It’s nearly impossible to avoid Maya culture in the Yucatan, particularly during the month of December in 2012, when conspiracy theories detailing the “predicted” Maya doomsday were running wild like a pack of wolves through the Internet, dirtying websites with their footprints. When you can’t beat them, you’re instructed to join them. And so I went to Mexico in December alongside the wolves and I followed their trails, which of course led, in some divergences, to Maya ruins. The Dzibilchaltun Ruins, small and unassuming, were the ruins I liked best from the trip.
Located just 10 miles north of Merida, where I stayed for a few days, the Dzibilchaltun Ruins aren’t as popular as other ruins in the Yucatan, but they were popular enough for me to have heard a Texan woman tell her guide, “We Texans are very familiar with rattlesnakes.” I lived in Texas for two years. I’m happy to report that I am still not, nor do I hope to ever be, familiar with rattlesnakes.
%Gallery-179972%Modern researchers speculate that this relatively small group of Maya ruins sits on a site that was probably chosen for its close proximity to the salt-producing region on the cost, which is around 30 minutes by car from the ruins. That coast, which welcomes the lapping waves of the Gulf of Mexico, hosts the beach town of Progreso. That coast is also the spot where the meteorite that possibly killed off the dinosaurs first made impact. You can’t see a crater at the modern day coast, but the effects are seen in the soil and rock beneath the surface – effects that just might have been apparent to the Maya community that once thrived within the walls of Dzibilchaltun.
Dzibilchaltun was occupied for thousands of years. The city expanded and became a mid-sized city as well as contracted down to a small town on more than one occasion throughout its extensive history. The Temple of the Seven Dolls, which was filled with stones and covered by another building around 800 A.D., is the most famous structure at the ruins. I climbed the wall leading up to the elevated structure that once encased seven small effigies, unearthed only when the site was discovered in the 1950s. The Maya stones at this site are sometimes sharper than you might expect; I sliced a part of my finger open while approaching the temple through what I assumed to be a shortcut. As I stood at the temple’s entrance and studied its interior, I couldn’t help but wish to have scheduled my visit during the spring equinox, when the sunrise shines directly through one window and out the other of the small building.

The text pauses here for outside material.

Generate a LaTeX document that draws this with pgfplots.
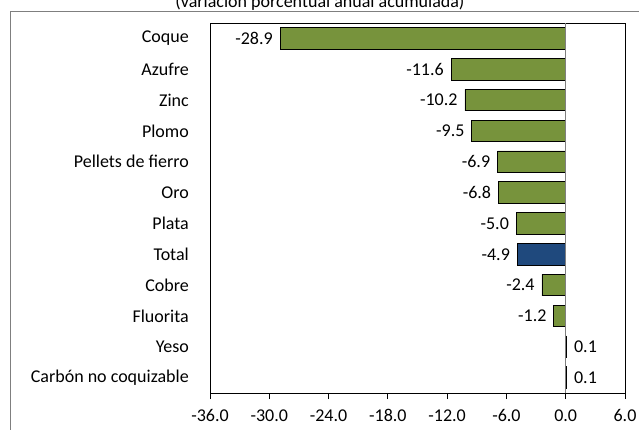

I descended the stairs and continued exploring the remaining ruins spread out across the open field. It was my husband’s birthday. I spotted him in the distance atop a tall and wide staircase formation, crouching down to snap a photo. As I made my way toward him, sparkling turquoise waters glistened through shading tree branches and the voices of fellow travelers became clearer as I approached the spot. A small path through the trees yielded a wonderland of a clearing; a lily-ornamented cenote holding crystal-clear, blue-green water. A couple donned their snorkeling gear and submerged themselves beneath the surface, emanating tranquility with each smooth stride. They call it Cenote Xlakah and, like many of the other cenotes in the Yucatan, it’s a vision to behold.
A 16th-century Spanish church was built in Dzibilchaltun after the conquest. I approached it in awe, stunned by its perfectly rounded ceiling and entranceways, wondering if, even with the tangential engineering and architecture knowledge I have solely from living in our modernity, I could ever carry what I know from this age back in time and apply it with any success. I doubt it.
The steep inclines and small windows of the structures at Dzibilchaltun mesmerized me. The open field, resembling that of the National Mall, allowed the sun to beat down on my bare shoulders as I made the trek from one end to another. There may have been as many as 40,000 inhabitants in this city at one time – an estimate that would have made Dzibilchaltun one of the largest cities of Mesoamerica. With each stone sculpture and engraved rock, I became entranced by the legacy of this site. Curious and sweating, I made my way into the Museum of the Mayan People, which is on the grounds and included in the entrance fee. Unearthed works of art stand erect in the museum’s garden and behind protective glass. In contrast to the quiet of the grounds that day, these collective images of a once-bustling Dzibilchaltun seemed out of place.
As I made my way out of the museum and toward my car, I remembered the three young Korean men I had briefly met while standing in line to purchase my ticket. One of them had asked if he could take a photo with my husband and me. His fingers formed a peace sign as the picture was taken and, unable to say much else in English, he said, “thank you.” He was studying us and we were all on our way to study them – the ghosts of the Maya who once inhabited Dzibilchaltun. It’s circular, it seems, our fascination with those from whom we differ. We take notes and learn from them, no matter where or when they are from and, if we do it well, we come in peace.